Venerable Wahconah Park, longtime home to pro baseball in Pittsfield, Mass., and now home to the summer-collegiate Pittsfield Suns (Futures League), is in sore need of restoration because of deteriorating conditions in the grandstand.
Baseball has been played at the site since 1892. Opening in 1919, the wooden Wahconah Park grandstand was closed for Suns play this summer because of deteriorating conditions. It’s a unique venue with the grandstand facing west, leading to plenty of 20-minute sun breaks during games over the decades because of batters directly facing the sun. (That issue was lessened in recent years with the installation of a screen.) It was added to the National Register of Historic Places in 2005.

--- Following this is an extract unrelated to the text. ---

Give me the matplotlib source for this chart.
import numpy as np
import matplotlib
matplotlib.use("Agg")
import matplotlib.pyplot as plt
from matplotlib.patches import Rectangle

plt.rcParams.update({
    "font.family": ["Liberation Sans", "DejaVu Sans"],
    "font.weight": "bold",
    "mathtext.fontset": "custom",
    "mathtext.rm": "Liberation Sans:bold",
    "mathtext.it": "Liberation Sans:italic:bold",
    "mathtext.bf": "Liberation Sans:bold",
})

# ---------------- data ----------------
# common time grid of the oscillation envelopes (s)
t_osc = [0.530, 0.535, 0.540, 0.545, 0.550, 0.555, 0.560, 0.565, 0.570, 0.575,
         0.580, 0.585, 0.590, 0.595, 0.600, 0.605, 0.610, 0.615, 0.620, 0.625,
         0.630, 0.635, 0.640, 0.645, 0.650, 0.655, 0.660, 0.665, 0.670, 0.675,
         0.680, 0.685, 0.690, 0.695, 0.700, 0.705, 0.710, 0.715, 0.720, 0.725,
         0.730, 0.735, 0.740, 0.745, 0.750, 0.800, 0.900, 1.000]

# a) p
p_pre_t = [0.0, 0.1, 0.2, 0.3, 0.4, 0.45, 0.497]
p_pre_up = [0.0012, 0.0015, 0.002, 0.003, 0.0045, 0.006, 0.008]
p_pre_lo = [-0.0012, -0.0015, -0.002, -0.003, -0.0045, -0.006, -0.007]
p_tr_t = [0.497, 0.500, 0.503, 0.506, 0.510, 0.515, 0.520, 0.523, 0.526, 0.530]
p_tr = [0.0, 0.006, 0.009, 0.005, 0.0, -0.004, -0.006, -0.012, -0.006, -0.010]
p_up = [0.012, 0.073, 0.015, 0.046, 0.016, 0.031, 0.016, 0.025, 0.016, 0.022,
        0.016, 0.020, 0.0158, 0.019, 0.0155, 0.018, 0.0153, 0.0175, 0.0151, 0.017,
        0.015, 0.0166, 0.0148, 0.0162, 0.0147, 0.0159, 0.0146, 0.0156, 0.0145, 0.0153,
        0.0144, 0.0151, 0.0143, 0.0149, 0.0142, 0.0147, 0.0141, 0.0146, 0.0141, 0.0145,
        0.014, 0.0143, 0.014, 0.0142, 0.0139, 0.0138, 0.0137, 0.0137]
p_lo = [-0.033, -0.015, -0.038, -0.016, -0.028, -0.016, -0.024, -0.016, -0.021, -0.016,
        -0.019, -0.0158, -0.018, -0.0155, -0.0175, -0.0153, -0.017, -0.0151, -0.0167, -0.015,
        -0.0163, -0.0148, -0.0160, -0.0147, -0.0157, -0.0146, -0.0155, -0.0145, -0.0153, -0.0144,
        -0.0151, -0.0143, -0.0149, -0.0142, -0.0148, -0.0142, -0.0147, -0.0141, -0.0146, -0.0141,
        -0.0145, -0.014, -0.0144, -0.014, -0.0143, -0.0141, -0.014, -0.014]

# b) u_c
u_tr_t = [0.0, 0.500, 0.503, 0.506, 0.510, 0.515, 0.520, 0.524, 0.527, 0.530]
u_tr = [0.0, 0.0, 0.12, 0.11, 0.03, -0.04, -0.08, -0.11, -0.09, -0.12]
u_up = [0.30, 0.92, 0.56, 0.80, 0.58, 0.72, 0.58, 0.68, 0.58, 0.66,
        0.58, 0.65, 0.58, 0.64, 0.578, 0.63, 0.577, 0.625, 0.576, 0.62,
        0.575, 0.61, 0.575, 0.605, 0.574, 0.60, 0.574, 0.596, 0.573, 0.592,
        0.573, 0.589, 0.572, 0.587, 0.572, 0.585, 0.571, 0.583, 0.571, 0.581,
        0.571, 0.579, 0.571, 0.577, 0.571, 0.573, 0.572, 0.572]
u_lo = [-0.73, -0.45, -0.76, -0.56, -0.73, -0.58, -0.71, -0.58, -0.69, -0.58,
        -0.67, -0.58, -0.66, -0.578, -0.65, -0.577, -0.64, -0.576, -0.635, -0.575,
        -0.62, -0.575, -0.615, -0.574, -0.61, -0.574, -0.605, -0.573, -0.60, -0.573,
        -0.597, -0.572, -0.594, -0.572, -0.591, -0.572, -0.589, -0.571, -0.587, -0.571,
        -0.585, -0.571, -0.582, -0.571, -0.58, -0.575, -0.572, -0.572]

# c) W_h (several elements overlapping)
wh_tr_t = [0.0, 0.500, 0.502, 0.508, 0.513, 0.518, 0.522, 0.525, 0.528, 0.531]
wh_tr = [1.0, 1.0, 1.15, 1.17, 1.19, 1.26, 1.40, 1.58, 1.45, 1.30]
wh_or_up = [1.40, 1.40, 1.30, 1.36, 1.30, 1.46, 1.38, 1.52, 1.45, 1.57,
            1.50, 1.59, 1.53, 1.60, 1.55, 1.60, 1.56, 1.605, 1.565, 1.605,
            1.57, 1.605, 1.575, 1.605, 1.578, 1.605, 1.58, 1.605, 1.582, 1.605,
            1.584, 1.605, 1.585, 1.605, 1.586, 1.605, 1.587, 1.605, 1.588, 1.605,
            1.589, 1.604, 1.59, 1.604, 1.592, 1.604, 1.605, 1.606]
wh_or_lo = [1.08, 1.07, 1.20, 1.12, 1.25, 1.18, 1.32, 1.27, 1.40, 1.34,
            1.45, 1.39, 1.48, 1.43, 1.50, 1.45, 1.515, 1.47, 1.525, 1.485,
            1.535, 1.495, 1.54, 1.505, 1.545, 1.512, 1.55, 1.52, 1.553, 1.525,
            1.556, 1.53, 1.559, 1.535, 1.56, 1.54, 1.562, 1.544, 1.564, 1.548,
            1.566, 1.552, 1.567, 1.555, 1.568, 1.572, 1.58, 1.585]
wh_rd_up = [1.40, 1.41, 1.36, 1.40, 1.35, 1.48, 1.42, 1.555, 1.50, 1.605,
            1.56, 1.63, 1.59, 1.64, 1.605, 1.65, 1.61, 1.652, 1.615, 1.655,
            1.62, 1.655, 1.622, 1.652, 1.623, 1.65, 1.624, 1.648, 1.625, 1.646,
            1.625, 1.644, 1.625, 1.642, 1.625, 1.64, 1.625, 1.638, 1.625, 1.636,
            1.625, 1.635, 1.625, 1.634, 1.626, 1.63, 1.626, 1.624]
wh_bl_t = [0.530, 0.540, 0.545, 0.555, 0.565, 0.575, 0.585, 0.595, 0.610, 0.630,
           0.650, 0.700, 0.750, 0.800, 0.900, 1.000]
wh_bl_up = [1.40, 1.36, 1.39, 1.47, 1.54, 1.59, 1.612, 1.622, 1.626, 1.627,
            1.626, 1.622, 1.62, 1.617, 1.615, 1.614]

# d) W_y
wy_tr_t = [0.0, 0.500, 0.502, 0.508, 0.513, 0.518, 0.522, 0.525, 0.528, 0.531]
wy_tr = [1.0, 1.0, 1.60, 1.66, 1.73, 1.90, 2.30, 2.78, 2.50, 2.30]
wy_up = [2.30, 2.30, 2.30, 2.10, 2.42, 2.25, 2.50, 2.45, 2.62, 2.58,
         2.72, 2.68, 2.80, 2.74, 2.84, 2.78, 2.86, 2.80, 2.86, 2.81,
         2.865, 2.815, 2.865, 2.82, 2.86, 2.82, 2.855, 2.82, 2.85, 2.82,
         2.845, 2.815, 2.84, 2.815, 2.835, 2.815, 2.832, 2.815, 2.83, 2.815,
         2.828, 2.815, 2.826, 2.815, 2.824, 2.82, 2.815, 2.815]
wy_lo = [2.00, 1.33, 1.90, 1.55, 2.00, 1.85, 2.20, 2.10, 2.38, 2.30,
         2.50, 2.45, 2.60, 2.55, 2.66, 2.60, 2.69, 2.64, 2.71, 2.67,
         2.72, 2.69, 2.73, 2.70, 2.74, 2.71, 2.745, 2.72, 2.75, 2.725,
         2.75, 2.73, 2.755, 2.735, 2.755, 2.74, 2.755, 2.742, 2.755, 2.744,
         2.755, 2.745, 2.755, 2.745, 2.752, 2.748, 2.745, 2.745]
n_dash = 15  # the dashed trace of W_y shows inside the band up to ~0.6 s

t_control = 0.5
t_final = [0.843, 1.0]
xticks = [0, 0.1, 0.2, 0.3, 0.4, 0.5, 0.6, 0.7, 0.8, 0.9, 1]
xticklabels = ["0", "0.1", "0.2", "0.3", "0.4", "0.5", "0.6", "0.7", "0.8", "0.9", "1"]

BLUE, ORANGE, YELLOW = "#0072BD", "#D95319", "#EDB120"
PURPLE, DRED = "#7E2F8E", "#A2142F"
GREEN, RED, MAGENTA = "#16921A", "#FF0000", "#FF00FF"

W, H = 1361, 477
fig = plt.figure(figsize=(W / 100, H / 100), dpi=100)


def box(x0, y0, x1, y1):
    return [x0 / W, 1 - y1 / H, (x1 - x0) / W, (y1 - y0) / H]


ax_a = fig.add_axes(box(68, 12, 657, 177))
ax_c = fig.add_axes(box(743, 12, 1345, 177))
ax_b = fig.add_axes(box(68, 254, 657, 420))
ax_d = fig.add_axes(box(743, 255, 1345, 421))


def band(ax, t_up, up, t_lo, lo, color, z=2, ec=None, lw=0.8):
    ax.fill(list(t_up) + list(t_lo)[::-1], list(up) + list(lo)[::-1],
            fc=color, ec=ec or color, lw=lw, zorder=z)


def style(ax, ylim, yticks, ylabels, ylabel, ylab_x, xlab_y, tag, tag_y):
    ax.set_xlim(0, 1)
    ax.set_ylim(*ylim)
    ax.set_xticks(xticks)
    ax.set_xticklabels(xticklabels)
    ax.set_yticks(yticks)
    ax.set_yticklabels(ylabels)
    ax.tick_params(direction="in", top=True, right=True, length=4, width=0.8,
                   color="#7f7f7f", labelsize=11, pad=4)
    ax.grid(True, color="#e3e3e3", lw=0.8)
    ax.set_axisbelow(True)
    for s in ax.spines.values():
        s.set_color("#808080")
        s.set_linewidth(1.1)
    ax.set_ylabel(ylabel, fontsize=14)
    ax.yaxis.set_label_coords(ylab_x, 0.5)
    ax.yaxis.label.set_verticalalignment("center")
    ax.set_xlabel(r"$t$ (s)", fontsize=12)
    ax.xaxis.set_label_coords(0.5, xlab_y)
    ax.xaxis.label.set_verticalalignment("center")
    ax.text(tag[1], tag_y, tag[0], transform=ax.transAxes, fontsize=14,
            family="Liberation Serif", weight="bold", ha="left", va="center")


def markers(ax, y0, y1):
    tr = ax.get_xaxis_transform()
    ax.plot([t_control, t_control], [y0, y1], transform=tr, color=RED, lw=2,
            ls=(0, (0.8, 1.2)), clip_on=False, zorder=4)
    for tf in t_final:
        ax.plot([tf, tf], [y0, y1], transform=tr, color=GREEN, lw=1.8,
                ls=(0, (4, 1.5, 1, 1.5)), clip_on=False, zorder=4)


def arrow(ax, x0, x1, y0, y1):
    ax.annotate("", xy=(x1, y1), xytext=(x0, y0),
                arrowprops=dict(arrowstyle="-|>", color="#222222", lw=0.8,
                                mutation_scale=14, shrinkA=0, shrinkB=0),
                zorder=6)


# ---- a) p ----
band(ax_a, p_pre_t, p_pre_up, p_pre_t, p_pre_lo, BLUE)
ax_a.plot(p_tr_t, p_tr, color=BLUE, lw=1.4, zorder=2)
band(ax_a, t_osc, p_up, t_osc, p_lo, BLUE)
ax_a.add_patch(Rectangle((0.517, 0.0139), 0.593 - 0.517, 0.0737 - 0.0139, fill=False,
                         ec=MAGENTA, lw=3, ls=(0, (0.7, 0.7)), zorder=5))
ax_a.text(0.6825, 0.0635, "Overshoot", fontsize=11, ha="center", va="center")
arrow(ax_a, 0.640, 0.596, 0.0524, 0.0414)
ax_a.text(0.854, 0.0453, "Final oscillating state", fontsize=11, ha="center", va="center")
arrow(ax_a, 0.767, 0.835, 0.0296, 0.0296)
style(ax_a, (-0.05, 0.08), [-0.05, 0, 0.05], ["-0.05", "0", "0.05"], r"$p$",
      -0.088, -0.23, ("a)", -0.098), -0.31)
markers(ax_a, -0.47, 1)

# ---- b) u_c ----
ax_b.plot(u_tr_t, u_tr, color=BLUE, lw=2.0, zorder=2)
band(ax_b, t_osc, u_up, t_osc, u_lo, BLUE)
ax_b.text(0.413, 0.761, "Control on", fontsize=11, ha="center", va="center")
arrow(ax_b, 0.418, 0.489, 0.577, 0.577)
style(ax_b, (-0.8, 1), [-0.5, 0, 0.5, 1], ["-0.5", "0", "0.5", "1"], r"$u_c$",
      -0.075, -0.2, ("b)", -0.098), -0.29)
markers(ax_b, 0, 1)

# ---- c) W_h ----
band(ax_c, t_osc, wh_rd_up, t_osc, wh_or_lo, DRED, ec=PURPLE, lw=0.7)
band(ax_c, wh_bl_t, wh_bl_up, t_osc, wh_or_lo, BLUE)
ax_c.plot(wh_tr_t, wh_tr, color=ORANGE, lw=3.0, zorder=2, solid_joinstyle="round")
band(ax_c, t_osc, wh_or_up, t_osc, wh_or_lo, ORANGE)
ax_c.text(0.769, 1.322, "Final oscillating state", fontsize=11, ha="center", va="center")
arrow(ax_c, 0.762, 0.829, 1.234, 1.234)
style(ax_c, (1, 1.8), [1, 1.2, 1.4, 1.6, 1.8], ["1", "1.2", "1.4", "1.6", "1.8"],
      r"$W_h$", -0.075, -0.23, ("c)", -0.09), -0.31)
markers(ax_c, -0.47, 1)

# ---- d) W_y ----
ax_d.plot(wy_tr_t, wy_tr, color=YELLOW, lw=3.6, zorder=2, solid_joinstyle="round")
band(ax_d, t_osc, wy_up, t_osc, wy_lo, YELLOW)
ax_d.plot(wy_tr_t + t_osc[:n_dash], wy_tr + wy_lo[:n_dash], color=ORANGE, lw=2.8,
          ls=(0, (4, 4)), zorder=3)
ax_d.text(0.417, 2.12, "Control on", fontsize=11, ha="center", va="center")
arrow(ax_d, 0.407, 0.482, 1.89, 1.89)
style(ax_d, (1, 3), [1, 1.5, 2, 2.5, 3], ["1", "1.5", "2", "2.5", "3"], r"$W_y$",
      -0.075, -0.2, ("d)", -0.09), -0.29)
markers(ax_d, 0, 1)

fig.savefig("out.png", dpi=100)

The deteriorating conditions caused the city to shut down the grandstand for the 2022 Suns season, with the subsequent appointment of a Wahconah Park Restoration Committee. That committee will map the course of action, first issuing a RFP for a consultant, determining the scope of repairs and then potentially hiring an architect and contractor to implement the repairs. The project is expected to address changes both on the player side (clubhouses) and the fan side (restrooms, concessions, etc.).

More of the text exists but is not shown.